“It’s like lightning striking twice,” says Forrest Sallee, about rediscovering the songs in his heart, “it’s like randomly running into and instantly connecting with that best friend from childhood who you’d lost touch with, who you hadn’t been able to find on social media. Songwriting was such a big deal to me, from the time I was about 17, and heard Neil [Young]’s After the Goldrush for the first time, until my mid-twenties, when I tried to actually share my creations with the world… I used to fantasize constantly about playing my songs for people, collaborating with other artists, putting my lyrics in the liner notes, et cetera, but when I finally got up the so-called courage to actually attempt these things, you know, things that require some vulnerability, a true sense of self, the ability to keep your ego in check, none of which had been beaten into me by life at that point, the songs just dried up.”

It’s hard to know whether it was being forced to grow up when his daughter was born, earning his MBA (yes, that happened), making his mistakes and taking his lumps, succumbing to alcoholism during the pandemic, giving up alcohol in early 2021, the grief, and subsequent feeling of rebirth that comes with a marital separation, or any of the other life events and milestones that a person encounters between their mid-twenties and early forties that did the beating, but the songs are back.
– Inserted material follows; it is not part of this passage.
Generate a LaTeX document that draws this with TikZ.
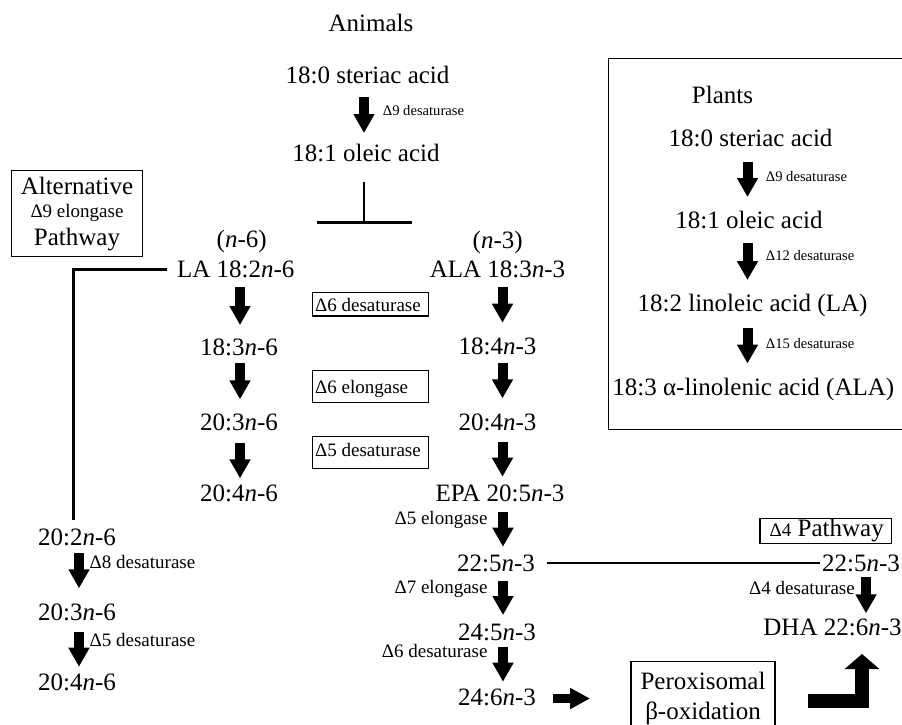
\documentclass[tikz,border=0pt]{standalone}
\usepackage{fontspec}
\setmainfont{Liberation Serif}
\usetikzlibrary{arrows.meta}
\begin{document}
\begin{tikzpicture}[x=1pt,y=-1pt,
 big/.style={font=\fontsize{25}{30}\selectfont, inner sep=0pt, anchor=base},
 mid/.style={font=\fontsize{19}{23}\selectfont, inner sep=0pt},
 sml/.style={font=\fontsize{14.6}{17}\selectfont, inner sep=0pt},
 fat/.style={line width=10pt, -{Triangle[width=20pt,length=19pt]}},
 conn/.style={line width=2.8pt, line join=miter},
 thinconn/.style={line width=2pt},
 frame/.style={draw, line width=1.2pt},
]
\useasboundingbox[fill=white] (0,0) rectangle (902,724);

% ---------- frames ----------
\draw[frame] (608.3,58.3) rectangle (902.5,429.3);
\draw[frame] (11.7,170.7) rectangle (142.3,256.7);
\draw[frame] (312.7,292.7) rectangle (428.3,316);
\draw[frame] (312.7,370.7) rectangle (428.3,402.7);
\draw[frame] (312.7,436.7) rectangle (428.3,468.3);
\draw[frame] (760,518.3) rectangle (891.7,543.3);
\draw[frame] (631,661.7) rectangle (775,730);

% ---------- Animals ----------
\node[big] (animals) at (371,31) {Animals};
\node[big] (ast) at (367.5,83) {18:0 steriac acid};
\node[big] (aole) at (366,161) {18:1 oleic acid};
\node[sml, anchor=base west] (ad9) at (382.7,115) {Δ9 desaturase};

% alternative box text
\node[big] (alt1) at (77,194) {Alternative};
\node[mid, anchor=base] (alt2) at (77,217) {Δ9 elongase};
\node[big] (alt3) at (77,245) {Pathway};

% n-6 column
\node[big] (n6) at (241.7,247.5) {(\textit{n}-6)};
\node[big] (la) at (235.8,277.5) {LA 18:2\textit{n}-6};
\node[big] (l183) at (239,355) {18:3\textit{n}-6};
\node[big] (l203) at (239,430) {20:3\textit{n}-6};
\node[big] (l204) at (239,501) {20:4\textit{n}-6};

% n-3 column
\node[big] (n3) at (497.7,248) {(\textit{n}-3)};
\node[big] (ala) at (497.5,277.5) {ALA 18:3\textit{n}-3};
\node[big] (r184) at (497.5,354.5) {18:4\textit{n}-3};
\node[big] (r204) at (497.5,430) {20:4\textit{n}-3};
\node[big] (epa) at (500,501) {EPA 20:5\textit{n}-3};
\node[big] (r225) at (496,571.5) {22:5\textit{n}-3};
\node[big] (r245) at (497,640) {24:5\textit{n}-3};
\node[big] (r246) at (497,705) {24:6\textit{n}-3};

% enzyme boxes text
\node[mid, anchor=base west] (e1) at (315,311) {Δ6 desaturase};
\node[mid, anchor=base west] (e2) at (315,393) {Δ6 elongase};
\node[mid, anchor=base west] (e3) at (315,456) {Δ5 desaturase};

% enzyme labels on n-3 column
\node[mid, anchor=base east] (e4) at (487.7,524.6) {Δ5 elongase};
\node[mid, anchor=base east] (e5) at (487.7,593.6) {Δ7 elongase};
\node[mid, anchor=base east] (e6) at (487.7,657) {Δ6 desaturase};

% alternative pathway column
\node[big] (a202) at (77,545.5) {20:2\textit{n}-6};
\node[big] (a203) at (77,620) {20:3\textit{n}-6};
\node[big] (a204) at (77,690) {20:4\textit{n}-6};
\node[mid, anchor=base west] (e7) at (89.5,568) {Δ8 desaturase};
\node[mid, anchor=base west] (e8) at (89.5,646) {Δ5 desaturase};

% delta-4 pathway
\node[big, anchor=base east] (d4p) at (884,536) {{\fontsize{19}{23}\selectfont Δ4} Pathway};
\node[big] (d225) at (861,571.5) {22:5\textit{n}-3};
\node[mid, anchor=base east] (e9) at (855,594) {Δ4 desaturase};
\node[big] (dha) at (832.5,635.5) {DHA 22:6\textit{n}-3};

% peroxisomal
\node[big] (perox) at (703,689) {Peroxisomal};
\node[big] (beta) at (703,719) {β-oxidation};

% ---------- Plants ----------
\node[big] (plants) at (722.5,103) {Plants};
\node[big] (p180) at (750.5,146.5) {18:0 steriac acid};
\node[big] (p181) at (749,228) {18:1 oleic acid};
\node[big] (p182) at (752.5,311.5) {18:2 linoleic acid (LA)};
\node[big] (p183) at (753.3,395) {18:3 α-linolenic acid (ALA)};
\node[sml, anchor=base west] (pd9) at (765.7,181.5) {Δ9 desaturase};
\node[sml, anchor=base west] (pd12) at (765.7,260) {Δ12 desaturase};
\node[sml, anchor=base west] (pd15) at (765.7,348) {Δ15 desaturase};

% ---------- arrow end points ----------
\coordinate (aa1) at (364,97);    \coordinate (ab1) at (364,133);
\coordinate (pa1) at (747.5,161.7); \coordinate (pb1) at (747.5,197);
\coordinate (pa2) at (747.5,243.3); \coordinate (pb2) at (747.5,280);
\coordinate (pa3) at (747.5,328.3); \coordinate (pb3) at (747.5,363.5);
\coordinate (la1) at (240,287.3); \coordinate (lb1) at (240,325);
\coordinate (la2) at (240,363.3); \coordinate (lb2) at (240,399.3);
\coordinate (la3) at (240,442.7); \coordinate (lb3) at (240,478.3);
\coordinate (ra1) at (502.5,286.7); \coordinate (rb1) at (502.5,322.7);
\coordinate (ra2) at (502.5,362.7); \coordinate (rb2) at (502.5,398.3);
\coordinate (ra3) at (502.5,441.7); \coordinate (rb3) at (502.5,476.7);
\coordinate (ra4) at (503,511.7); \coordinate (rb4) at (503,546.7);
\coordinate (ra5) at (503,580.7); \coordinate (rb5) at (503,615);
\coordinate (ra6) at (503,646.7); \coordinate (rb6) at (503,681.7);
\coordinate (xa1) at (79,553.3); \coordinate (xb1) at (79,588.3);
\coordinate (xa2) at (79,631.7); \coordinate (xb2) at (79,666.7);
\coordinate (da1) at (866,576.7); \coordinate (db1) at (866,613.3);
\coordinate (ha1) at (553.3,698.5); \coordinate (hb1) at (590,698.5);
\coordinate (ga1) at (808,700.5); \coordinate (gb1) at (862,654);

\foreach \s/\e in {aa1/ab1,pa1/pb1,pa2/pb2,pa3/pb3,la1/lb1,la2/lb2,la3/lb3,
  ra1/rb1,ra2/rb2,ra3/rb3,ra4/rb4,ra5/rb5,ra6/rb6,xa1/xb1,xa2/xb2,da1/db1}
  \draw[fat] (\s) -- (\e);
\draw[line width=9pt, -{Triangle[width=20pt,length=20pt]}] (ha1) -- (hb1);
\draw[line width=14pt, line join=miter, -{Triangle[width=34pt,length=15pt]}] (ga1) -| (gb1);

% ---------- connectors ----------
\coordinate (tt) at (364,181.7);
\coordinate (tm) at (364,222.5);
\coordinate (tl) at (316.7,222.5);
\coordinate (tr) at (412.3,222.5);
\draw[conn] (tt) -- (tm);
\draw[conn] (tl) -- (tr);

\coordinate (lastart) at (166.7,269.3);
\coordinate (altend) at (73.3,520);
\draw[conn] (lastart) -| (altend);

\coordinate (hl1) at (546.7,562.7);
\coordinate (hl2) at (820,562.7);
\draw[thinconn] (hl1) -- (hl2);
\end{tikzpicture}
\end{document}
Drawing influence from the likes of Tom Petty, Emmylou Harris, Pearl Jam, Brandi Carlile, and Neil, of course, Forrest finds his deepest inspiration in, and feels most compelled to write about, intense human emotion. The feelings that connect us, that comprise our collective experience. That bond us together. That drive us apart. That bring out our best selves and our darkest shadows. That inspire us to great achievement and sacrifice, and also drive us to the limits of our mortal capacity.